The government had scratched the honorary titles, granted for public service, in 1986 as anachronisms.
But former prime minister Tony Abbott revived them a year ago during his time in office and was widely ridiculed for making Prince Philip, Queen Elizabeth II’s husband, a knight on Australia’s national day earlier this year, instead of honouring a worthy Australian. Many point to the decision as the beginning of the end of Abbott’s tenure.
Prime minister Malcolm Turnbull, who took over from Abbott in September, announced yesterday that the Queen had agreed to an Australian Cabinet recommendation to remove knights and dames from the Order of Australia.
He said: “The Cabinet resolved to recommend to Her Majesty that she amend the Letters Patent, which establish the Order of Australia, so that Knights and Dames would no longer be appointed to the Order.”
Turnbull is a former leader of the Australian Republican Movement that wants a constitutional change to replace the British monarch as Australian head of state with an Australian president.
Existing knights and dames, including Prince Philip, will retain their titles.
Abbott awarded five titles in the brief time that the honours were available. The first went to outgoing governor general Quentin Bryce and her successor, Peter Cosgrove. Marie Bashir, the former New South Wales governor, also received a damehood.
On Australia Day this year, the then prime minister announced two more appointments, to retired chief of the defence force, Angus Houston, and controversially, Prince Philip.
Many were upset that Abbott had given a knighthood to a foreigner, after originally implying it would be reserved for Australians. “This special recognition may be extended to Australians of extraordinary and pre-eminent achievement and merit,” Abbott said in March last year, when reintroducing the system that was scrapped in 1989.

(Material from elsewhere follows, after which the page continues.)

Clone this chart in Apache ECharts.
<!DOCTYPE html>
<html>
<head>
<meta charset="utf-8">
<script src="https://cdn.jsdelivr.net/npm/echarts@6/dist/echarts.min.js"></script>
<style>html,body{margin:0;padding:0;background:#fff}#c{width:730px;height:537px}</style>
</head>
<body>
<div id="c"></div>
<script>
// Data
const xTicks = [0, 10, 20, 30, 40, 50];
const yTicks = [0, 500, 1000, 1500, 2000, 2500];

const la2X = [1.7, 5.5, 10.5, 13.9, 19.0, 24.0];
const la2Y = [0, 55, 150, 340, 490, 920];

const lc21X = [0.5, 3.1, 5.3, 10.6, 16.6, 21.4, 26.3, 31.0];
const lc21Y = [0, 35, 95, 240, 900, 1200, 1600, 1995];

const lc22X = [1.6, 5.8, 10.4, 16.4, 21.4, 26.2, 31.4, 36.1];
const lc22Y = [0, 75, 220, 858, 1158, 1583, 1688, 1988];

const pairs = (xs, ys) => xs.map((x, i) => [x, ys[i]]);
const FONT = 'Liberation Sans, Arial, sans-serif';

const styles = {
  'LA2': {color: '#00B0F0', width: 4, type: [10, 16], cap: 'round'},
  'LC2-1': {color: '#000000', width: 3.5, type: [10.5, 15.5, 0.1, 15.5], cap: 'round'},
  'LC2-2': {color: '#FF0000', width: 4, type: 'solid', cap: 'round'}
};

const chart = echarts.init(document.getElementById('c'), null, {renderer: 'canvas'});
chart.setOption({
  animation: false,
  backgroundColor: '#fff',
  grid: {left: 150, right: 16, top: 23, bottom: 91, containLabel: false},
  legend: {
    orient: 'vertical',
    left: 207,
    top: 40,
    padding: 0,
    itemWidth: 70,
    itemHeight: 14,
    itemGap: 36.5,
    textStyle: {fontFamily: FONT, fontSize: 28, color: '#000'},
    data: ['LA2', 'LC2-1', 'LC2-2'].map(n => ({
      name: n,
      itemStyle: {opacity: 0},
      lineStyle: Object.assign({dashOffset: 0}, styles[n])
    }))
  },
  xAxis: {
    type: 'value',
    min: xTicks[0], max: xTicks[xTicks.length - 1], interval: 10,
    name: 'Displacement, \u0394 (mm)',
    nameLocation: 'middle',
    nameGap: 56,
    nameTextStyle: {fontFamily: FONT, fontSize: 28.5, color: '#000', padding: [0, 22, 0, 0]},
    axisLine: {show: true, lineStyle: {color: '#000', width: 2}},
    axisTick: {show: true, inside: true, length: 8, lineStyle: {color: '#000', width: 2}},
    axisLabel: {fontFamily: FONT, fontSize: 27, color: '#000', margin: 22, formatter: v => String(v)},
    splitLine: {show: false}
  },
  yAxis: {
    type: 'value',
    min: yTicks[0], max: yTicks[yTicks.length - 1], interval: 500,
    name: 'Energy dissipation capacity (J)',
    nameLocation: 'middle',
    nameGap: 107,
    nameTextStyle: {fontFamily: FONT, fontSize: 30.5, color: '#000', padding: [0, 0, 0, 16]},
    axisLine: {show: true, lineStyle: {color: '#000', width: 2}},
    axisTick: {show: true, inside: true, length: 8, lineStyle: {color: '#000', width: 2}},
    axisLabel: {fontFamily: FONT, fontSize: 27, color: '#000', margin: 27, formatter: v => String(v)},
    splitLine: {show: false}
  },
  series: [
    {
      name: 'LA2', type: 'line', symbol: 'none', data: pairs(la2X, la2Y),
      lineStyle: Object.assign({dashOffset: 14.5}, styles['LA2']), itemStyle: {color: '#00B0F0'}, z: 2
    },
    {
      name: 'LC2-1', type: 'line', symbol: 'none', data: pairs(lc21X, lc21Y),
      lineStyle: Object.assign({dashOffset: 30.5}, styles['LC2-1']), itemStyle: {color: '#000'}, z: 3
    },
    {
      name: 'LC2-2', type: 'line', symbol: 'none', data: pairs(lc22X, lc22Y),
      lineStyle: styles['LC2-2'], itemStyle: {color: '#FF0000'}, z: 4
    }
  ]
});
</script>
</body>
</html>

Abbott defended the appointment, saying Prince Philip had been a “great servant of Australia”.
The Greens leader, Richard Di Natale, said he was “underwhelmed” by Turnbull’s decision to reverse the honours, saying the new prime minister should focus on pressing issues such as climate change.

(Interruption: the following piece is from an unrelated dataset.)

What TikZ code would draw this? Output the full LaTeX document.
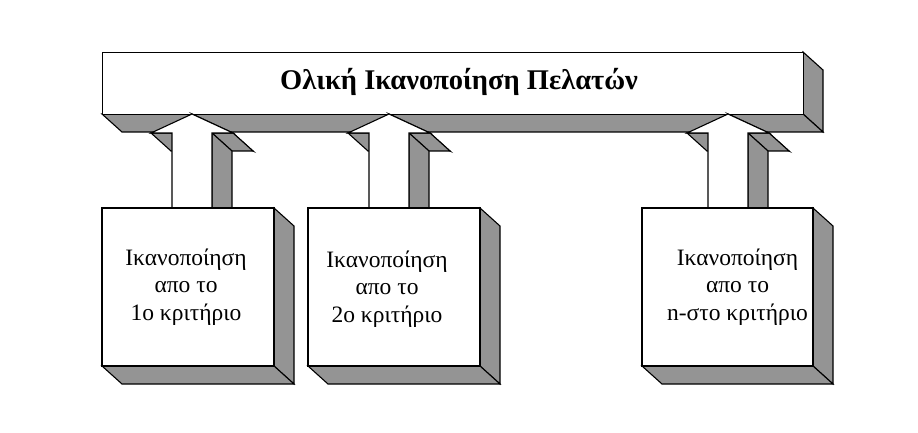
\documentclass[tikz,border=0pt]{standalone}
\usepackage{fontspec}
\setmainfont{Liberation Serif}
\begin{document}
\begin{tikzpicture}[x=1pt,y=-1pt,line width=1.1pt,
  side/.style={fill=black!42,draw=black,line join=miter},
  front/.style={fill=white,draw=black,line join=miter},
  boxtext/.style={font=\fontsize{23.5}{27.5}\selectfont,align=center}]
\useasboundingbox (0,0) rectangle (918,433);
% bar
\def\dx{20}\def\dy{18}
\path[side] (803,52) -- (803+\dx,52+\dy) -- (803+\dx,114+\dy) -- (803,114) -- cycle;
\path[side] (102,114) -- (803,114) -- (803+\dx,114+\dy) -- (102+\dx,114+\dy) -- cycle;
\node[front,minimum width=701pt,minimum height=62pt,anchor=north west,inner sep=0] (bar) at (102,52) {};
\node[font=\fontsize{28.5}{32}\selectfont\bfseries] at (459,82) {Ολική Ικανοποίηση Πελατών};
% arrows
\foreach \c in {192,389,728}{
  \path[side] (\c,114) -- (\c+41,133) -- (\c+41+\dx,133+\dy) -- (\c+\dx,114+\dy) -- cycle;
  \path[side] (\c-41,133) -- (\c-20,133) -- (\c-20+\dx,133+\dy) -- (\c-41+\dx,133+\dy) -- cycle;
  \path[side] (\c+41,133) -- (\c+20,133) -- (\c+20+\dx,133+\dy) -- (\c+41+\dx,133+\dy) -- cycle;
  \path[side] (\c+20,133) -- (\c+20,208) -- (\c+20+\dx,208+\dy) -- (\c+20+\dx,133+\dy) -- cycle;
  \path[front] (\c,114) -- (\c+41,133) -- (\c+20,133) -- (\c+20,208) -- (\c-20,208) -- (\c-20,133) -- (\c-41,133) -- cycle;
}
% boxes
\foreach \n/\xa/\xb in {b1/102/274, b2/308/480, b3/642/813}{
  \path[side] (\xb,208) -- (\xb+\dx,208+\dy) -- (\xb+\dx,366+\dy) -- (\xb,366) -- cycle;
  \path[side] (\xa,366) -- (\xb,366) -- (\xb+\dx,366+\dy) -- (\xa+\dx,366+\dy) -- cycle;
  \path[front] (\xa,208) rectangle (\xb,366);
  \coordinate (\n) at ({(\xa+\xb)/2},287);
}
\node[boxtext] at ([xshift=-2pt]b1) {Ικανοποίηση\\απο το\\1ο κριτήριο};
\node[boxtext] at ([xshift=-7pt,yshift=-2pt]b2) {Ικανοποίηση\\απο το\\2ο κριτήριο};
\node[boxtext] at ([xshift=10pt]b3) {Ικανοποίηση\\απο το\\n-στο κριτήριο};
\end{tikzpicture}
\end{document}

“It says something about the standard of leadership in this country that installing knights and dames was one of the most significant acts of our former prime minister, and undoing that folly is so far one of the most significant acts of our new one,” he said.
“I’m glad they’re gone, but getting rid of these honorifics does nothing to take on the big challenges before us as a nation.”
The shadow treasurer, Chris Bowen, said yesterday that reinstating the honours in the first place was “ridiculous” and “set the rewind button on Australia’s national institutions”.
“They never should have been brought back. It was a farce, a joke, a national disgrace,” he said. “It was just a rolling farce. Of course we are glad that this rolling farce has been corrected.
“With all due respect to Angus Houston and Quentin Bryce and the other fine Australians who have received them, it is not appropriate in modern day Australia, in 2015, that we are clinging on to imperial Britain through our honours system,” Bowen said.
“We shouldn’t be celebrating the fact that knights and dames are gone; we should be lamenting the fact that they came back under this government.”